=== PROBLEM TO WORK ON ===
Starting at the top of the listing, extract every line up to and including the one with "0, 17.1, 0];". Pictures stay out of the copy.

=== COLLECTED MATERIAL ===
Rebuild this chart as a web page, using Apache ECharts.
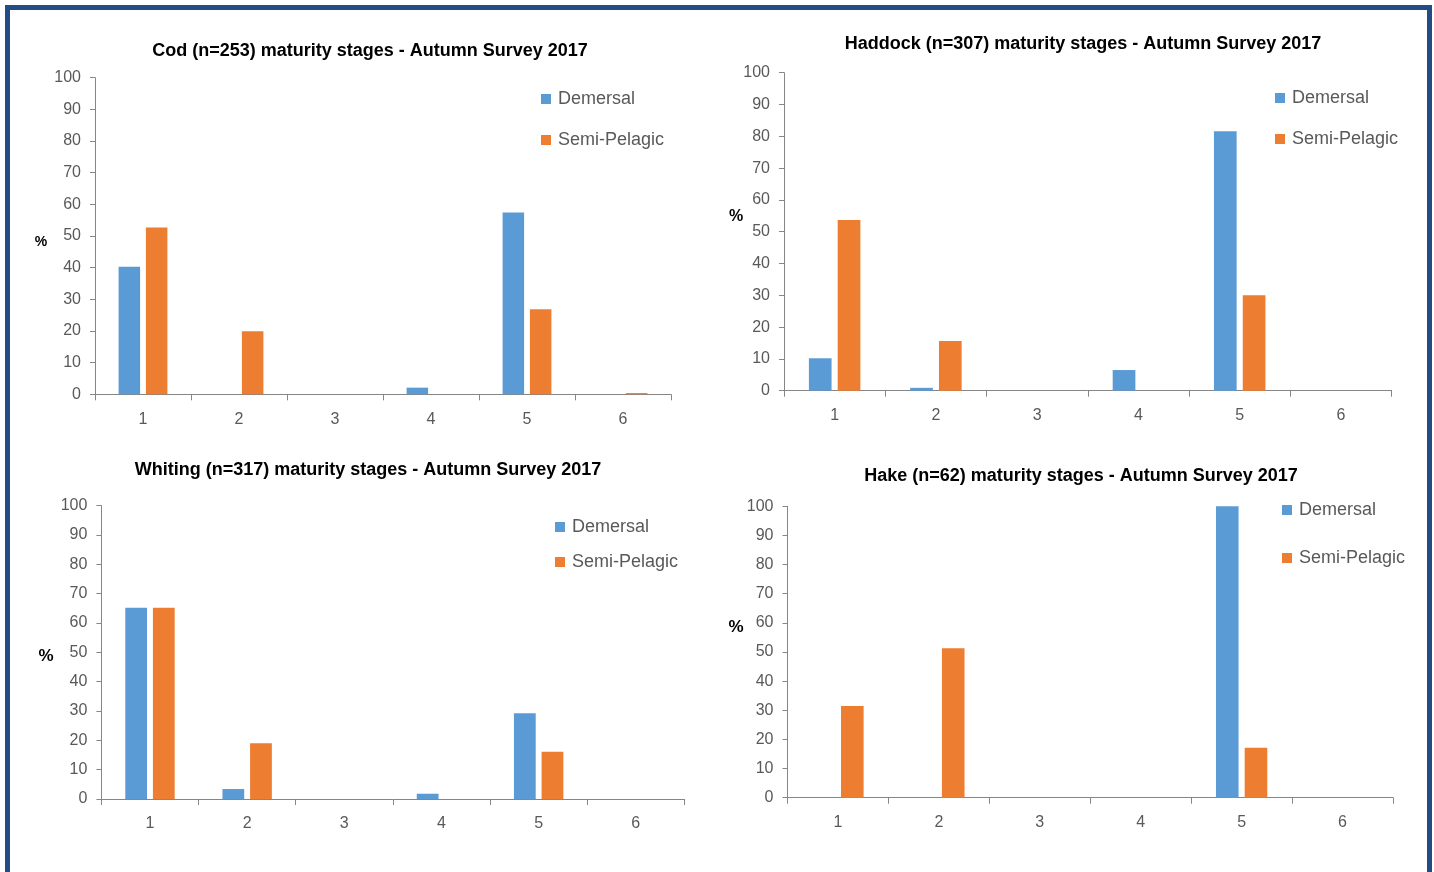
<!DOCTYPE html>
<html>
<head>
<meta charset="utf-8">
<script src="https://cdn.jsdelivr.net/npm/echarts@6/dist/echarts.min.js"></script>
<style>
html,body{margin:0;padding:0;background:#fff;}
#chart{width:1434px;height:872px;}
</style>
</head>
<body>
<div id="chart"></div>
<script>
// ---- data ----
const categories = ['1', '2', '3', '4', '5', '6'];
const seriesNames = ['Demersal', 'Semi-Pelagic'];
const yTicks = [0, 10, 20, 30, 40, 50, 60, 70, 80, 90, 100];

const titles = [
  'Cod (n=253) maturity stages - Autumn Survey 2017',
  'Haddock (n=307) maturity stages - Autumn Survey 2017',
  'Whiting (n=317) maturity stages - Autumn Survey 2017',
  'Hake (n=62) maturity stages - Autumn Survey 2017'
];

const codDemersal      = [40.3, 0, 0, 2.1, 57.4, 0];
const codSemiPelagic   = [52.7, 19.9, 0, 0, 26.9, 0.4];
const haddockDemersal  = [10.2, 0.9, 0, 6.5, 81.6, 0];
const haddockSemiPelagic = [53.7, 15.6, 0, 0, 30.0, 0];
const whitingDemersal  = [65.2, 3.4, 0, 1.8, 29.2, 0];
const whitingSemiPelagic = [65.2, 19.0, 0, 0, 16.1, 0];
const hakeDemersal     = [0, 0, 0, 0, 100, 0];
const hakeSemiPelagic  = [31.5, 51.3, 0, 0, 17.1, 0];

const panelData = [
  [codDemersal, codSemiPelagic],
  [haddockDemersal, haddockSemiPelagic],
  [whitingDemersal, whitingSemiPelagic],
  [hakeDemersal, hakeSemiPelagic]
];

// ---- layout / style ----
const FONT_REG = '"Liberation Sans", Arial, sans-serif';
const colors = ['#5B9BD5', '#ED7D31'];
const textGray = '#595959';
const axisGray = '#868686';

const grids = [
  {left: 95, top: 77.7, width: 576, height: 316.6},
  {left: 784, top: 72.7, width: 607.6, height: 318},
  {left: 101.4, top: 505.7, width: 583, height: 293.3},
  {left: 787.5, top: 506.3, width: 605.5, height: 291.4}
];
const titlePos = [
  {x: 365, y: 37},
  {x: 1078, y: 30},
  {x: 363, y: 456},
  {x: 1076, y: 462}
];
const legendPos = [
  {left: 536, top: 85, gap: 23},
  {left: 1270, top: 84, gap: 23},
  {left: 550, top: 513, gap: 17},
  {left: 1277, top: 496, gap: 30}
];
const pctPos = [
  {x: 41, y: 242, s: 14},
  {x: 736, y: 217, s: 16},
  {x: 46, y: 656, s: 17},
  {x: 736, y: 627, s: 17}
];

const option = {
  animation: false,
  backgroundColor: '#ffffff',
  title: titles.map((t, i) => ({
    text: t,
    left: titlePos[i].x,
    top: titlePos[i].y,
    textAlign: 'center',
    textStyle: {fontFamily: FONT_REG, fontWeight: 'bold', fontSize: 18, color: '#000'}
  })),
  legend: legendPos.map(p => ({
    data: seriesNames,
    orient: 'vertical',
    left: p.left,
    top: p.top,
    itemWidth: 10,
    itemHeight: 10,
    itemGap: p.gap,
    icon: 'rect',
    textStyle: {fontFamily: FONT_REG, fontSize: 18, color: textGray, padding: [0, 0, 0, 2]}
  })),
  grid: grids.map(g => Object.assign({containLabel: false}, g)),
  xAxis: grids.map((g, i) => ({
    type: 'category',
    gridIndex: i,
    data: categories,
    axisLine: {lineStyle: {color: axisGray, width: 1}},
    axisTick: {show: true, length: 6, lineStyle: {color: axisGray}},
    axisLabel: {fontFamily: FONT_REG, fontSize: 16, color: textGray, margin: 17}
  })),
  yAxis: grids.map((g, i) => ({
    type: 'value',
    gridIndex: i,
    min: yTicks[0],
    max: yTicks[yTicks.length - 1],
    interval: yTicks[1] - yTicks[0],
    axisLine: {show: true, lineStyle: {color: axisGray, width: 1}},
    axisTick: {show: true, length: 5, lineStyle: {color: axisGray}},
    splitLine: {show: false},
    axisLabel: {fontFamily: FONT_REG, fontSize: 16, color: textGray, margin: 14}
  })),
  series: [],
  graphic: [
    {
      type: 'rect',
      shape: {x: 7.5, y: 7.5, width: 1422, height: 900},
      style: {fill: 'none', stroke: '#244c84', lineWidth: 5},
      silent: true
    }
  ].concat(pctPos.map(p => ({
    type: 'text',
    x: p.x,
    y: p.y,
    style: {text: '%', fontFamily: FONT_REG, fontWeight: 'bold', fontSize: p.s, fill: '#000', align: 'center', verticalAlign: 'middle'}
  })))
};

panelData.forEach((pair, i) => {
  pair.forEach((vals, k) => {
    option.series.push({
      type: 'bar',
      name: seriesNames[k],
      xAxisIndex: i,
      yAxisIndex: i,
      data: vals,
      barWidth: '22.4%',
      barGap: '27%',
      itemStyle: {color: colors[k]}
    });
  });
});

const chart = echarts.init(document.getElementById('chart'), null, {renderer: 'canvas'});
chart.setOption(option);
</script>
</body>
</html>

=== SOLVED EXERCISE ===
Rebuild this chart as a web page, using Apache ECharts.
<!DOCTYPE html>
<html>
<head>
<meta charset="utf-8">
<script src="https://cdn.jsdelivr.net/npm/echarts@6/dist/echarts.min.js"></script>
<style>
html,body{margin:0;padding:0;background:#fff;}
#chart{width:1434px;height:872px;}
</style>
</head>
<body>
<div id="chart"></div>
<script>
// ---- data ----
const categories = ['1', '2', '3', '4', '5', '6'];
const seriesNames = ['Demersal', 'Semi-Pelagic'];
const yTicks = [0, 10, 20, 30, 40, 50, 60, 70, 80, 90, 100];

const titles = [
  'Cod (n=253) maturity stages - Autumn Survey 2017',
  'Haddock (n=307) maturity stages - Autumn Survey 2017',
  'Whiting (n=317) maturity stages - Autumn Survey 2017',
  'Hake (n=62) maturity stages - Autumn Survey 2017'
];

const codDemersal      = [40.3, 0, 0, 2.1, 57.4, 0];
const codSemiPelagic   = [52.7, 19.9, 0, 0, 26.9, 0.4];
const haddockDemersal  = [10.2, 0.9, 0, 6.5, 81.6, 0];
const haddockSemiPelagic = [53.7, 15.6, 0, 0, 30.0, 0];
const whitingDemersal  = [65.2, 3.4, 0, 1.8, 29.2, 0];
const whitingSemiPelagic = [65.2, 19.0, 0, 0, 16.1, 0];
const hakeDemersal     = [0, 0, 0, 0, 100, 0];
const hakeSemiPelagic  = [31.5, 51.3, 0, 0, 17.1, 0];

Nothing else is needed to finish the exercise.